M.Ö. 4. yüzyılın sonlarında, Büyük İskender’in generallerinden biri olan Lysimakhos, kenti yeniden inşa etti ve şehrin surlarını güçlendirdi. Ancak Byzantion’un gerçek parlaklık çağı, M.S. 330 yılında Roma İmparatoru Constantinus tarafından “Konstantinopolis” adıyla yeniden kurulduğu ve Doğu Roma İmparatorluğu’nun başkenti yapıldığı zaman başladı.
Doğu Roma İmparatorluğu’nun Başkenti: Konstantinopolis
M.S. 330’da, Roma İmparatoru Constantinus, eski Byzantion kentinin yerine “Konstantinopolis”i kurdu ve bu şehir, kısa süre içinde Doğu Roma İmparatorluğu’nun kalbi haline geldi. Constantinus, imparatorluğun başkentini Roma’dan Konstantinopolis’e taşıyarak, kentin hem stratejik hem de ticari olarak sahip olduğu avantajları görmüştü.
Konstantinopolis’in kuruluşu, Batı’da Roma’nın çöküşüne doğru gidilirken, Doğu’da yeni bir medeniyetin doğuşunu simgeliyordu. Kent, coğrafi konumunun getirdiği avantajla, hem Avrupa hem de Asya arasında bir köprü oluşturarak, doğu ile batının kucaklaştığı bir merkez haline geldi.
Bu dönemde şehir, mimari ve sanatsal yeniliklerin yanı sıra teolojik ve filozofik tartışmaların merkezi oldu. Ayasofya’nın inşası, Konstantinopolis’in sanatsal ve dini öneminin bir sembolüdür. Dünyanın dört bir yanından gelen bilim insanları, sanatçılar ve din adamları için bir çekim merkezi haline geldi.
Hristiyanlık, Constantinus’un himayesinde şehirde büyüdü ve Konstantinopolis, Orta Çağ boyunca Hristiyan dünyasının merkezi oldu. Şehirde yapılan Ekümenik Konseyler, Hristiyanlık üzerinde derin ve kalıcı etkiler bıraktı.
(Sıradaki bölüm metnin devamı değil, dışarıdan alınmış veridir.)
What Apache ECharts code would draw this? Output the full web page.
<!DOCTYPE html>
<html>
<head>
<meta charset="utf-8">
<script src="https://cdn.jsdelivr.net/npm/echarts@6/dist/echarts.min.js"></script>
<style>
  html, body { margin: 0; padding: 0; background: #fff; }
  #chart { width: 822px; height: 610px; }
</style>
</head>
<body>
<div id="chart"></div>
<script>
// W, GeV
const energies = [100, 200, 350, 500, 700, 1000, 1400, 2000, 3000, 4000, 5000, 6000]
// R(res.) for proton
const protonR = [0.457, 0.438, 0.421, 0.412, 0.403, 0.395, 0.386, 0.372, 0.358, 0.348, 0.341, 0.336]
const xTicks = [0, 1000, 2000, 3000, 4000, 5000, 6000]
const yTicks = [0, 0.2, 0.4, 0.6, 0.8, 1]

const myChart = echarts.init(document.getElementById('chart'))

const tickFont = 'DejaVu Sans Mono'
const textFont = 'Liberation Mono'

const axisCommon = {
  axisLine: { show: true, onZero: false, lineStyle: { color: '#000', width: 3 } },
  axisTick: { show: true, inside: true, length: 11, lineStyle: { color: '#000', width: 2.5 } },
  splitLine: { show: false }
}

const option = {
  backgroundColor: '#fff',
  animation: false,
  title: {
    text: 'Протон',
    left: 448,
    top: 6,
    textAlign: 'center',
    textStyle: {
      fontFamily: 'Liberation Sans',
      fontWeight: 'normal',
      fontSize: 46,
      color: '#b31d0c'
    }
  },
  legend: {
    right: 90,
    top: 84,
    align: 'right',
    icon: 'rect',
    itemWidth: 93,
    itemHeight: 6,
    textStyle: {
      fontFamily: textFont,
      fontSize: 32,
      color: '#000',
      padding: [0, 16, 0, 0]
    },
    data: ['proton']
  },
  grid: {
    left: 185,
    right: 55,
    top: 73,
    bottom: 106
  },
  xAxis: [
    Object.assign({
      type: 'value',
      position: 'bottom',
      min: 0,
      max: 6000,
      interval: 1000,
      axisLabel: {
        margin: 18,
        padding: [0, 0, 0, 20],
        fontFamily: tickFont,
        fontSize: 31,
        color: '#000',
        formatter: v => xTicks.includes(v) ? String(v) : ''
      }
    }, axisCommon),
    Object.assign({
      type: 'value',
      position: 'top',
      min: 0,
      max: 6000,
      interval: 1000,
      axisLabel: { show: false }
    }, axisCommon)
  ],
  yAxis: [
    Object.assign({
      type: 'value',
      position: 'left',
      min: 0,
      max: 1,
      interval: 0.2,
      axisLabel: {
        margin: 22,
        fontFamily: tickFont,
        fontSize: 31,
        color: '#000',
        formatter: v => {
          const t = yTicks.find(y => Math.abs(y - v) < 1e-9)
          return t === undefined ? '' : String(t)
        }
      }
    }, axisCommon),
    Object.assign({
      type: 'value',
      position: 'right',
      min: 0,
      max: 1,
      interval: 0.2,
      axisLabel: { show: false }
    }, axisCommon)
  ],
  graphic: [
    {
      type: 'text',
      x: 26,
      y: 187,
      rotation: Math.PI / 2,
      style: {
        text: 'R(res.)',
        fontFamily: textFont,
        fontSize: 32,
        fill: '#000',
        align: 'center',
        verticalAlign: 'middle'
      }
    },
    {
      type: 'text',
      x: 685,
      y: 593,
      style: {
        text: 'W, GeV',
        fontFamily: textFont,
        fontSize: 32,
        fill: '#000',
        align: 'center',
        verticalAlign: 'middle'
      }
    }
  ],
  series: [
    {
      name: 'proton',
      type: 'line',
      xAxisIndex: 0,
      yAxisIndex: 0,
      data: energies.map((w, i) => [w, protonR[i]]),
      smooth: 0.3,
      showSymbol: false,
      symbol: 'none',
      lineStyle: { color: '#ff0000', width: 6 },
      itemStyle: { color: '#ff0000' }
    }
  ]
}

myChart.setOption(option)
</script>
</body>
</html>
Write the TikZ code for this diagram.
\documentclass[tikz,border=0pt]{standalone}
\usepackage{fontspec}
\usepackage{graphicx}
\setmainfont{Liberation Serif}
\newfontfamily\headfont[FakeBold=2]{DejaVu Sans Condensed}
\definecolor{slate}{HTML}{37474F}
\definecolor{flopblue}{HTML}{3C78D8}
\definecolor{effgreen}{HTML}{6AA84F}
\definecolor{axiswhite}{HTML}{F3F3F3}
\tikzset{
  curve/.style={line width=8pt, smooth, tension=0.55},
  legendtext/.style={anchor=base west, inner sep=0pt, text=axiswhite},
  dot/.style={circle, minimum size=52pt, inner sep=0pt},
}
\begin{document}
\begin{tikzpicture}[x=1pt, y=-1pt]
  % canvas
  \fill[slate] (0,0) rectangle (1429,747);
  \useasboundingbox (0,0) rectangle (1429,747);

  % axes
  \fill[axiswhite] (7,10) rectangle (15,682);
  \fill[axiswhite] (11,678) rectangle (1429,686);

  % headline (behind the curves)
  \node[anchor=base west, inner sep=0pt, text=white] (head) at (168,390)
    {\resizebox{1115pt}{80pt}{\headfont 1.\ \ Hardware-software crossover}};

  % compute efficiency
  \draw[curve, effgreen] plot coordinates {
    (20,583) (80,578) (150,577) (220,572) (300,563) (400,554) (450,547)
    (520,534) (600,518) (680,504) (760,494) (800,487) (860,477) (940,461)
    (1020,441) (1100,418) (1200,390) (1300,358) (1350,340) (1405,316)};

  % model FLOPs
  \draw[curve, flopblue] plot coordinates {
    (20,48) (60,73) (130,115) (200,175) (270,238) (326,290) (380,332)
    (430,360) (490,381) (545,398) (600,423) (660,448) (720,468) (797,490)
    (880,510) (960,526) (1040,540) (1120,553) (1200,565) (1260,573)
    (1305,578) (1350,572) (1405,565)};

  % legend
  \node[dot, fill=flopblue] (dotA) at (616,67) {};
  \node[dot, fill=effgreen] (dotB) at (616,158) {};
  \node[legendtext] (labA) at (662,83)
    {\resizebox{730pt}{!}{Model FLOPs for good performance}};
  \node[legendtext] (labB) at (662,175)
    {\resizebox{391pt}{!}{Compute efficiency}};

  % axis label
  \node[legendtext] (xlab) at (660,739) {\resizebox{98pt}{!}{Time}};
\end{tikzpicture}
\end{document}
Ancak, Konstantinopolis sadece bir sanat ve din merkezi değildi. Ekonomik olarak da gelişti ve Doğu ile Batı arasında bir ticaret merkezi haline geldi. Surlarla çevrili bu şehir, birçok saldırıya karşı koydu ve 1453 yılına kadar Bizans İmparatorluğu’nun başkenti olarak kaldı.